● What is needed
From the listing below, extract each line containing the string "Python".

● Given entries
======

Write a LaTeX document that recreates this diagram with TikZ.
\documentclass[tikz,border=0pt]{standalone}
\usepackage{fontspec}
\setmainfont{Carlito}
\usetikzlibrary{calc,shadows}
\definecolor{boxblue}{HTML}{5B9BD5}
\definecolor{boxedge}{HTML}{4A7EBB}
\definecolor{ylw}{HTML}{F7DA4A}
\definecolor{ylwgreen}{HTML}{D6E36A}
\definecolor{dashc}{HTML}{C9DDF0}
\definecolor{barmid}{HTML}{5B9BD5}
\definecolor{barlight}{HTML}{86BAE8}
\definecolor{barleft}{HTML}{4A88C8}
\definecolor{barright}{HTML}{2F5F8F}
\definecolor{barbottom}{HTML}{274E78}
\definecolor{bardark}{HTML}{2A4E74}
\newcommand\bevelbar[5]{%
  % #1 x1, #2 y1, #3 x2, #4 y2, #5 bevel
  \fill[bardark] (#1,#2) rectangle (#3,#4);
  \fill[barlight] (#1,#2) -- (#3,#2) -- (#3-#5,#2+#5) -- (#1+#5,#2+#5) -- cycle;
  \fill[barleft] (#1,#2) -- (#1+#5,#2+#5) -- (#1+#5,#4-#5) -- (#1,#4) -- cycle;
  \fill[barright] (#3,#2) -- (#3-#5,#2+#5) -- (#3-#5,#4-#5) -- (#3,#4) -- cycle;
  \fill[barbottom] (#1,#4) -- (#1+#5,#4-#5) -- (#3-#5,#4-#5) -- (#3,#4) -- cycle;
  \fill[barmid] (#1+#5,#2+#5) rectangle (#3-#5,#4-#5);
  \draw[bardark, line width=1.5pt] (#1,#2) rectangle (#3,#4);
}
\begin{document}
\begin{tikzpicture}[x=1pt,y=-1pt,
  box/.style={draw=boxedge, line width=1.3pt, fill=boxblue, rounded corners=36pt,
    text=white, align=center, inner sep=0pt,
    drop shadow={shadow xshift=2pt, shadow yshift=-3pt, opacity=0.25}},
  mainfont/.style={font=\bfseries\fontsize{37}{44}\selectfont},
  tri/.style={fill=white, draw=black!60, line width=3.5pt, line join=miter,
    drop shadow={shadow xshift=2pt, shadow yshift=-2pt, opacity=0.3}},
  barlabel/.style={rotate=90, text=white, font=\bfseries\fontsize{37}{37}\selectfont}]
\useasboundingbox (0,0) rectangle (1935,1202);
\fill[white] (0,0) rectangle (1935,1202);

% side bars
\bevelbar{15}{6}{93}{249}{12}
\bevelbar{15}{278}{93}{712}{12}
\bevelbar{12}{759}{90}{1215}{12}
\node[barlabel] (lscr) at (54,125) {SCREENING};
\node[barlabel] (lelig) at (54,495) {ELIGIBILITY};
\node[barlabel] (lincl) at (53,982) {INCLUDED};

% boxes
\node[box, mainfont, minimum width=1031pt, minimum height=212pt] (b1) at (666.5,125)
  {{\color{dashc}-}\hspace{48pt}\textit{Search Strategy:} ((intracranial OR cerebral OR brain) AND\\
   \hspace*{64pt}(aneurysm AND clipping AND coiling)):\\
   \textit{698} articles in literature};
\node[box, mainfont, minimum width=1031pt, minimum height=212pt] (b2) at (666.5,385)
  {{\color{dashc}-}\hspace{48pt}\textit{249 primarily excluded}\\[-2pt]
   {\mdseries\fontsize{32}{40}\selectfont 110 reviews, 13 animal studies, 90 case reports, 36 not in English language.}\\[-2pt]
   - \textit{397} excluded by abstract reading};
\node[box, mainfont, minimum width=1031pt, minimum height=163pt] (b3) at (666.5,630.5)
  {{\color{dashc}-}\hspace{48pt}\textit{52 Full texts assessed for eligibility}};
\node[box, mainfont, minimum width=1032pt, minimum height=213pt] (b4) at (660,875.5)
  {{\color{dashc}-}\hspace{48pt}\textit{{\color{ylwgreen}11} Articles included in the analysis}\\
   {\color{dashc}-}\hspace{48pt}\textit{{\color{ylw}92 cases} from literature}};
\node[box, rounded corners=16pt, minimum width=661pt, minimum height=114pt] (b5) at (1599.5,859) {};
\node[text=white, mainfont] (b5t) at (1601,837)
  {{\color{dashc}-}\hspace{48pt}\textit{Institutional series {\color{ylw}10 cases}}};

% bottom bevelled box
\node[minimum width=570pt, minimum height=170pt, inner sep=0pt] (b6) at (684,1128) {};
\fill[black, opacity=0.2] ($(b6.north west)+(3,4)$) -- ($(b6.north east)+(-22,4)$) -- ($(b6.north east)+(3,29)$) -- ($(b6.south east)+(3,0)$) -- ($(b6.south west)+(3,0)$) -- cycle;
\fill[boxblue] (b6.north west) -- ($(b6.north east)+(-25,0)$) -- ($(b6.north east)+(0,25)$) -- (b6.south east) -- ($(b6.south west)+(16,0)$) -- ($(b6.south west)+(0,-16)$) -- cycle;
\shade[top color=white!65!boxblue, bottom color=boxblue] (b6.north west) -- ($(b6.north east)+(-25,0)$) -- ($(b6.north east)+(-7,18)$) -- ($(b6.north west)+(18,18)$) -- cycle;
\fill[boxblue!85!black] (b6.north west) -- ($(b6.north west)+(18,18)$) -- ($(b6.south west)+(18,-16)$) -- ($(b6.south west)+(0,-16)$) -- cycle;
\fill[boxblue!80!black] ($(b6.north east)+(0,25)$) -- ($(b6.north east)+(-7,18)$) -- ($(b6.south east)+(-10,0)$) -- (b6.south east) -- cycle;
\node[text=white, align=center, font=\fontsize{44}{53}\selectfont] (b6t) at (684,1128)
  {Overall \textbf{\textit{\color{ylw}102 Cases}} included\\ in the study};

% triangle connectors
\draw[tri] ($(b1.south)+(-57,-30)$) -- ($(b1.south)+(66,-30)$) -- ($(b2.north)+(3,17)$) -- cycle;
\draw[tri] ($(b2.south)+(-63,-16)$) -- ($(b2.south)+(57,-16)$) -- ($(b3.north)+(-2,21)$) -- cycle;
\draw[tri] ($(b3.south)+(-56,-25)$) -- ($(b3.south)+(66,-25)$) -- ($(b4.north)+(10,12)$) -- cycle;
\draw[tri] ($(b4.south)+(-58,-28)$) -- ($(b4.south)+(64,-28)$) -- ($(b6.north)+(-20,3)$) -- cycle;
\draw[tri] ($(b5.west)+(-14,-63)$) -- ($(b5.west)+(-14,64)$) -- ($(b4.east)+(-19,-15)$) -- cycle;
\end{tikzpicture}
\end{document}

======

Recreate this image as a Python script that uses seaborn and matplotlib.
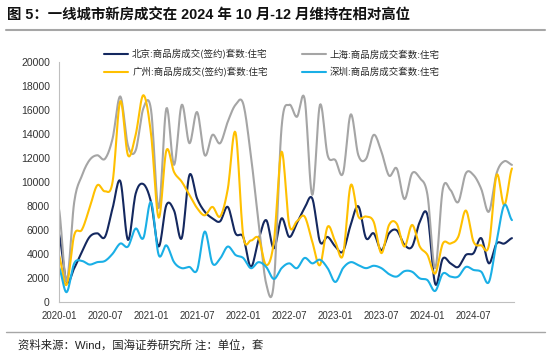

======

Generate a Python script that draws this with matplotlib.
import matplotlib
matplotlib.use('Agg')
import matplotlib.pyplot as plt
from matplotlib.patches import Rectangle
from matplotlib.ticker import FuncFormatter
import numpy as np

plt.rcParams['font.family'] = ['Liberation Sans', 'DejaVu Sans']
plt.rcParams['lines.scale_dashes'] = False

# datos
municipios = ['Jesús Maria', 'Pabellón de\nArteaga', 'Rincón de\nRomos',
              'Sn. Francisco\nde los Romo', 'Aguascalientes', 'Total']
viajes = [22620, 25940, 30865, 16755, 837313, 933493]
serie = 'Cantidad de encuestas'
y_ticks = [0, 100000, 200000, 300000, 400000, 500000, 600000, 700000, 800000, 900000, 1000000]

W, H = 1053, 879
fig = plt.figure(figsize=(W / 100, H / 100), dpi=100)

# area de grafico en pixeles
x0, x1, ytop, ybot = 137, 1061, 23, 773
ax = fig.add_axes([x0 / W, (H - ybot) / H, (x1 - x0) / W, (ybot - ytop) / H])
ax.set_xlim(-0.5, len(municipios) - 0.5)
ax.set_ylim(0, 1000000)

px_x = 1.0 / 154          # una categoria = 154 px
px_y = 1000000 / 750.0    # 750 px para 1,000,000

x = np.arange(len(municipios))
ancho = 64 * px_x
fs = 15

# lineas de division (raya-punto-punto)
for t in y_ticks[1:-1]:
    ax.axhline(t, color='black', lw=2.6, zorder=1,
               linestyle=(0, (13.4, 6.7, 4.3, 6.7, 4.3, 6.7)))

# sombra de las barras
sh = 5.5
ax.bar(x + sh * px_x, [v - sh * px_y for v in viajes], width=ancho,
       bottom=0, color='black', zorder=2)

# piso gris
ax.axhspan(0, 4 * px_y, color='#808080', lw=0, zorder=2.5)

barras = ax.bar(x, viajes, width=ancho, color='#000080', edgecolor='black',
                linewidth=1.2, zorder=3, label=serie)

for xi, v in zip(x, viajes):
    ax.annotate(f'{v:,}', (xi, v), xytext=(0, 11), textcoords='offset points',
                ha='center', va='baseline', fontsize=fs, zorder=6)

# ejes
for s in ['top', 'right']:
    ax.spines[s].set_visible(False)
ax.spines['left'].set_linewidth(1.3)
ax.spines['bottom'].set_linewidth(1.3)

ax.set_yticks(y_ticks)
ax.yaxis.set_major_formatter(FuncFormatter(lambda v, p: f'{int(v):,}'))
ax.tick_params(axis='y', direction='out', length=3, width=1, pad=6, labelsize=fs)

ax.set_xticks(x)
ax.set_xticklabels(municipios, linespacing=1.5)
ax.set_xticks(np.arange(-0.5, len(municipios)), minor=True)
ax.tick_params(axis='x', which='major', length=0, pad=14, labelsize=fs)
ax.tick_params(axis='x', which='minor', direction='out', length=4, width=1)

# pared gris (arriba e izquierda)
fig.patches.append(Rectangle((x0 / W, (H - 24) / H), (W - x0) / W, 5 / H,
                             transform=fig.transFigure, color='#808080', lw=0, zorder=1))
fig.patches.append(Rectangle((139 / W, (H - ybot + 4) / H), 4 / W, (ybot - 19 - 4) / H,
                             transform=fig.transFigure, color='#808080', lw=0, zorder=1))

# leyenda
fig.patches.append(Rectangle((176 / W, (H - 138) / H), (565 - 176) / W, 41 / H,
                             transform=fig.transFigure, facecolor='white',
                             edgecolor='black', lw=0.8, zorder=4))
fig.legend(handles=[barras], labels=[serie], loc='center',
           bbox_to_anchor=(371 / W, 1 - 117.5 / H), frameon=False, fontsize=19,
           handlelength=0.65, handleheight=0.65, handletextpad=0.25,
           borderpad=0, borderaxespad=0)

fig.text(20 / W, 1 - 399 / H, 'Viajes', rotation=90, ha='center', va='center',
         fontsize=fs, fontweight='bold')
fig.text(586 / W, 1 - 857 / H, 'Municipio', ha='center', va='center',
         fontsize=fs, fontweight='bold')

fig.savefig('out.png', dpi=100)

======

● Task output
Recreate this image as a Python script that uses seaborn and matplotlib.
Generate a Python script that draws this with matplotlib.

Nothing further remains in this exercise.